CROATIA HAS condemned a United Nations court for convicting two former generals of committing war crimes against Serbs during Zagreb’s 1990s fight for independence from Belgrade.
The UN tribunal in The Hague sentenced Ante Gotovina to 24 years behind bars and Mladen Markac to 18 years for their roles in the killing of dozens of innocent Serbs and the indiscriminate shelling of towns and villages when Croat forces reclaimed land held by ethnic-Serb rebels.
The men are regarded as heroes by many Croats for leading Operation Storm, which in August 1995 turned the tide of the war and ultimately brought an end to more than four years of fighting by helping to force nationalist Serb leader Slobodan Milosevic to the negotiating table.
A third general, Ivan Cermak, was cleared of war crimes charges and of forming what prosecutors called a “joint criminal enterprise” with his fellow accused and the late Croat president Franjo Tudjman to drive ethnic Serbs out of their ancestral homeland in Croatia’s Krajina region.
In its most damning verdict against Croatian officials and servicemen, the court found that former defence minister Gojko Susak and ex-army chief of staff Janko Bobetko had also been involved in the joint criminal enterprise. Like Tudjman, they died several years ago.
“The verdict is unacceptable to the government and we will do everything in our power to change it before a court of appeals,” said Croatian prime minister Jadranka Kosor, who said Operation Storm was “a legitimate military operation with the aim of liberating Croatia’s state territory”. Liberal Croatian president Ivo Josipovic called the court ruling “a serious political and judicial act that has shocked even me”.

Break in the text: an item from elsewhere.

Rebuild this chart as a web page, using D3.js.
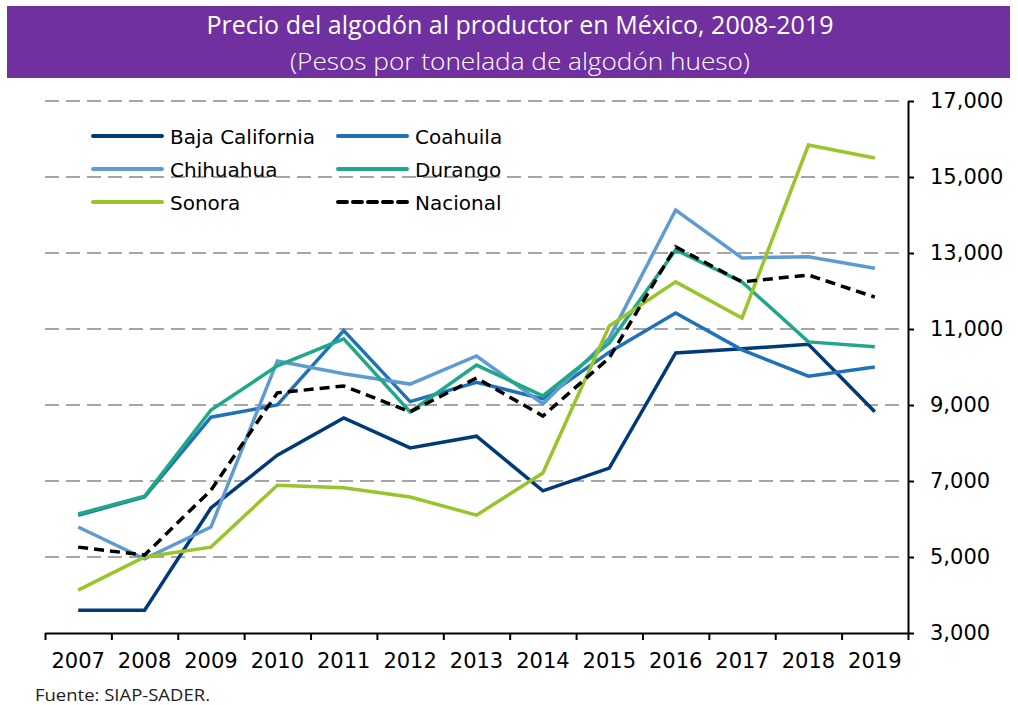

“We are aware that crimes were committed but I am convinced that there was no joint criminal enterprise in the defence of Croatia,” he added. The verdict will increase pressure on Ms Kosor’s pro-Western government, which has been assailed by major street protests against its alleged mismanagement of the economy, its failure to tackle corruption and its inability to protect wartime generals from prosecution.
The government is also being pressed by Brussels to enact reforms that are vital to Croatia’s bid to become the next member of the European Union, an ambition that partly depends on its treatment of Serbs who want to return to their pre-war homes.
Thousands of people watched the court deliver its ruling on big television screens erected in Zagreb and other major Croatian cities.
“This is a verdict against the Croatian state. All of us have been convicted, including the Republic of Croatia,” said former army commander Branko Borkovic.
Dozens of protesters marched through Zagreb towards the headquarters of the ruling party, many carrying Croatian flags and pictures of Gotovina, who was arrested in 2005 in Tenerife after spending several years on the run.
“We announce a fight against those who brought Croatia into this situation,” said war veteran Zvonimir Trusic.